Cybersecurity and Automotive Sensors

There are a few different factors that need to be considered when making sure autonomous vehicle sensors are secure. Hacking into a system is always a concern and needs to be addressed in both the software and hardware design phases.

The other less obvious security factor is attackers influencing the machine-learning technology embedded in the vehicle to react in a malicious way. For example, there was a U.K. study that introduced a video billboard that had been tampered with to show a stop sign for as little as a fraction of a second. Autonomous vehicles would sense the stop sign and stop because they were able to pick up that image and reacted to it the same way they would have had they sensed a stop sign on the roadway.

As the complexity and the capability of these devices increase, the different avenues in which cybersecurity attacks take place are also going to grow in proportion. Designers and automakers are going to have to find a way to update their defenses and manage these types of unintended reactions to protect against these nontraditional cyberattacks.

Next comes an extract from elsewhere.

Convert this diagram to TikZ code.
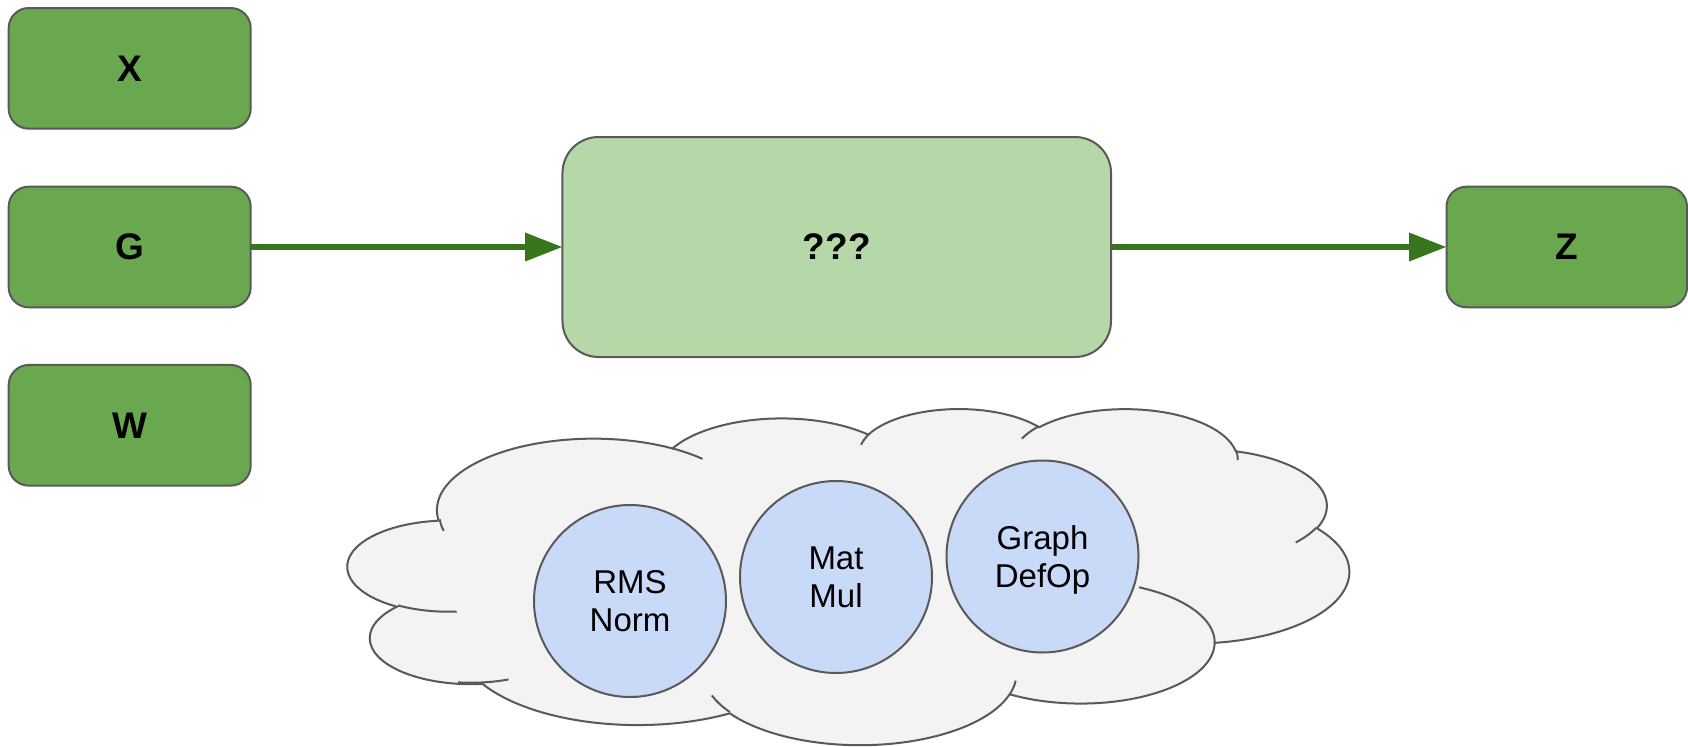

Part of that defense should be a robust software lifecycle management program which allows organizations to apply lessons learned from their experience.

Vehicles being built today now have tens of thousands of lines of code; Tier 1 automotive suppliers need to manage and develop vehicles from a software security perspective over the lifetime of the vehicle to make sure it continues to operate as safely as it did when it first rolled off the production line (or even better).

As we discussed earlier, that same philosophy goes for the physical performance of the sensors themselves to combat against degradation. Keeping pace with all of the advancements in the sensor fusion space is challenging, but rewarding, as we continue to see autonomous vehicles drive into the mainstream.